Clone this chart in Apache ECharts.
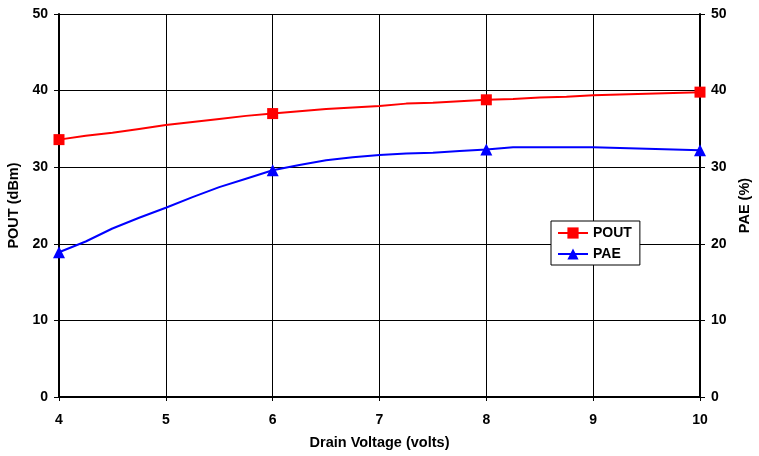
<!DOCTYPE html>
<html><head><meta charset="utf-8">
<script src="https://cdn.jsdelivr.net/npm/echarts@6/dist/echarts.min.js"></script>
<style>html,body{margin:0;padding:0;background:#fff}#c{width:759px;height:456px}</style>
</head><body><div id="c"></div>
<script>
var voltage = [4,4.25,4.5,4.75,5,5.25,5.5,5.75,6,6.25,6.5,6.75,7,7.25,7.5,7.75,8,8.25,8.5,8.75,9,9.25,9.5,9.75,10];
var pout = [33.6,34.1,34.5,35.0,35.5,35.9,36.3,36.7,37.0,37.3,37.6,37.8,38.0,38.3,38.4,38.6,38.8,38.9,39.1,39.2,39.4,39.5,39.6,39.7,39.8];
var pae = [18.9,20.3,22.0,23.4,24.7,26.1,27.4,28.5,29.6,30.3,30.9,31.3,31.6,31.8,31.9,32.1,32.3,32.6,32.6,32.6,32.6,32.5,32.4,32.3,32.2];
var markerVolts = [4,6,8,10];

function build(vals) {
  return voltage.map(function(v,i){
    var item = {value:[v, vals[i]]};
    if (markerVolts.indexOf(v) < 0) item.symbol = 'none';
    return item;
  });
}
var font = 'Arial, "Liberation Sans", sans-serif';
var chart = echarts.init(document.getElementById('c'));
chart.setOption({
  animation:false,
  grid:{left:59,right:59,top:14,bottom:59,outerBoundsMode:'none',containLabel:false},
  legend:{
    orient:'vertical', left:551, top:221, itemGap:7,
    backgroundColor:'#fff', borderColor:'#000', borderWidth:1, padding:[5,8,4,6],
    itemWidth:30, itemHeight:14,
    textStyle:{fontFamily:font,fontWeight:'bold',fontSize:14,color:'#000'},
    data:['POUT','PAE']
  },
  xAxis:{
    type:'value', min:4, max:10, interval:1,
    name:'Drain Voltage (volts)', nameLocation:'middle', nameGap:38,
    nameTextStyle:{fontFamily:font,fontWeight:'bold',fontSize:14.5,color:'#000'},
    axisLine:{show:true,lineStyle:{color:'#000',width:2}},
    axisTick:{show:true,length:4,lineStyle:{color:'#000'}},
    axisLabel:{fontFamily:font,fontWeight:'bold',fontSize:14,color:'#000',margin:16},
    splitLine:{show:true,lineStyle:{color:'#000',width:1}}
  },
  yAxis:[{
    type:'value', min:0, max:50, interval:10, position:'left',
    name:'POUT (dBm)', nameLocation:'middle', nameGap:31, nameRotate:90,
    nameTextStyle:{fontFamily:font,fontWeight:'bold',fontSize:14.5,color:'#000'},
    axisLine:{show:true,lineStyle:{color:'#000',width:2}},
    axisTick:{show:true,length:5,lineStyle:{color:'#000'}},
    axisLabel:{fontFamily:font,fontWeight:'bold',fontSize:14,color:'#000',margin:11},
    splitLine:{show:true,lineStyle:{color:'#000',width:1}}
  },{
    type:'value', min:0, max:50, interval:10, position:'right',
    name:'PAE (%)', nameLocation:'middle', nameGap:37, nameRotate:90,
    nameTextStyle:{fontFamily:font,fontWeight:'bold',fontSize:14.5,color:'#000'},
    axisLine:{show:true,lineStyle:{color:'#000',width:2}},
    axisTick:{show:true,length:5,lineStyle:{color:'#000'}},
    axisLabel:{fontFamily:font,fontWeight:'bold',fontSize:14,color:'#000',margin:11},
    splitLine:{show:false}
  }],
  series:[{
    name:'POUT', type:'line', yAxisIndex:0, data:build(pout),
    symbol:'rect', symbolSize:11, smooth:false,
    lineStyle:{color:'#ff0000',width:2}, itemStyle:{color:'#ff0000'}
  },{
    name:'PAE', type:'line', yAxisIndex:1, data:build(pae),
    symbol:'triangle', symbolSize:12, smooth:false,
    lineStyle:{color:'#0000ff',width:2}, itemStyle:{color:'#0000ff'}
  }]
});
</script></body></html>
━━━━━━━━━━━━━━━━━━━━━━━━━━━━━━
Except for the pictures, print the data above exactly.

Clone this chart in Apache ECharts.
<!DOCTYPE html>
<html><head><meta charset="utf-8">
<script src="https://cdn.jsdelivr.net/npm/echarts@6/dist/echarts.min.js"></script>
<style>html,body{margin:0;padding:0;background:#fff}#c{width:759px;height:456px}</style>
</head><body><div id="c"></div>
<script>
var voltage = [4,4.25,4.5,4.75,5,5.25,5.5,5.75,6,6.25,6.5,6.75,7,7.25,7.5,7.75,8,8.25,8.5,8.75,9,9.25,9.5,9.75,10];
var pout = [33.6,34.1,34.5,35.0,35.5,35.9,36.3,36.7,37.0,37.3,37.6,37.8,38.0,38.3,38.4,38.6,38.8,38.9,39.1,39.2,39.4,39.5,39.6,39.7,39.8];
var pae = [18.9,20.3,22.0,23.4,24.7,26.1,27.4,28.5,29.6,30.3,30.9,31.3,31.6,31.8,31.9,32.1,32.3,32.6,32.6,32.6,32.6,32.5,32.4,32.3,32.2];
var markerVolts = [4,6,8,10];

function build(vals) {
  return voltage.map(function(v,i){
    var item = {value:[v, vals[i]]};
    if (markerVolts.indexOf(v) < 0) item.symbol = 'none';
    return item;
  });
}
var font = 'Arial, "Liberation Sans", sans-serif';
var chart = echarts.init(document.getElementById('c'));
chart.setOption({
  animation:false,
  grid:{left:59,right:59,top:14,bottom:59,outerBoundsMode:'none',containLabel:false},
  legend:{
    orient:'vertical', left:551, top:221, itemGap:7,
    backgroundColor:'#fff', borderColor:'#000', borderWidth:1, padding:[5,8,4,6],
    itemWidth:30, itemHeight:14,
    textStyle:{fontFamily:font,fontWeight:'bold',fontSize:14,color:'#000'},
    data:['POUT','PAE']
  },
  xAxis:{
    type:'value', min:4, max:10, interval:1,
    name:'Drain Voltage (volts)', nameLocation:'middle', nameGap:38,
    nameTextStyle:{fontFamily:font,fontWeight:'bold',fontSize:14.5,color:'#000'},
    axisLine:{show:true,lineStyle:{color:'#000',width:2}},
    axisTick:{show:true,length:4,lineStyle:{color:'#000'}},
    axisLabel:{fontFamily:font,fontWeight:'bold',fontSize:14,color:'#000',margin:16},
    splitLine:{show:true,lineStyle:{color:'#000',width:1}}
  },
  yAxis:[{
    type:'value', min:0, max:50, interval:10, position:'left',
    name:'POUT (dBm)', nameLocation:'middle', nameGap:31, nameRotate:90,
    nameTextStyle:{fontFamily:font,fontWeight:'bold',fontSize:14.5,color:'#000'},
    axisLine:{show:true,lineStyle:{color:'#000',width:2}},
    axisTick:{show:true,length:5,lineStyle:{color:'#000'}},
    axisLabel:{fontFamily:font,fontWeight:'bold',fontSize:14,color:'#000',margin:11},
    splitLine:{show:true,lineStyle:{color:'#000',width:1}}
  },{
    type:'value', min:0, max:50, interval:10, position:'right',
    name:'PAE (%)', nameLocation:'middle', nameGap:37, nameRotate:90,
    nameTextStyle:{fontFamily:font,fontWeight:'bold',fontSize:14.5,color:'#000'},
    axisLine:{show:true,lineStyle:{color:'#000',width:2}},
    axisTick:{show:true,length:5,lineStyle:{color:'#000'}},
    axisLabel:{fontFamily:font,fontWeight:'bold',fontSize:14,color:'#000',margin:11},
    splitLine:{show:false}
  }],
  series:[{
    name:'POUT', type:'line', yAxisIndex:0, data:build(pout),
    symbol:'rect', symbolSize:11, smooth:false,
    lineStyle:{color:'#ff0000',width:2}, itemStyle:{color:'#ff0000'}
  },{
    name:'PAE', type:'line', yAxisIndex:1, data:build(pae),
    symbol:'triangle', symbolSize:12, smooth:false,
    lineStyle:{color:'#0000ff',width:2}, itemStyle:{color:'#0000ff'}
  }]
});
</script></body></html>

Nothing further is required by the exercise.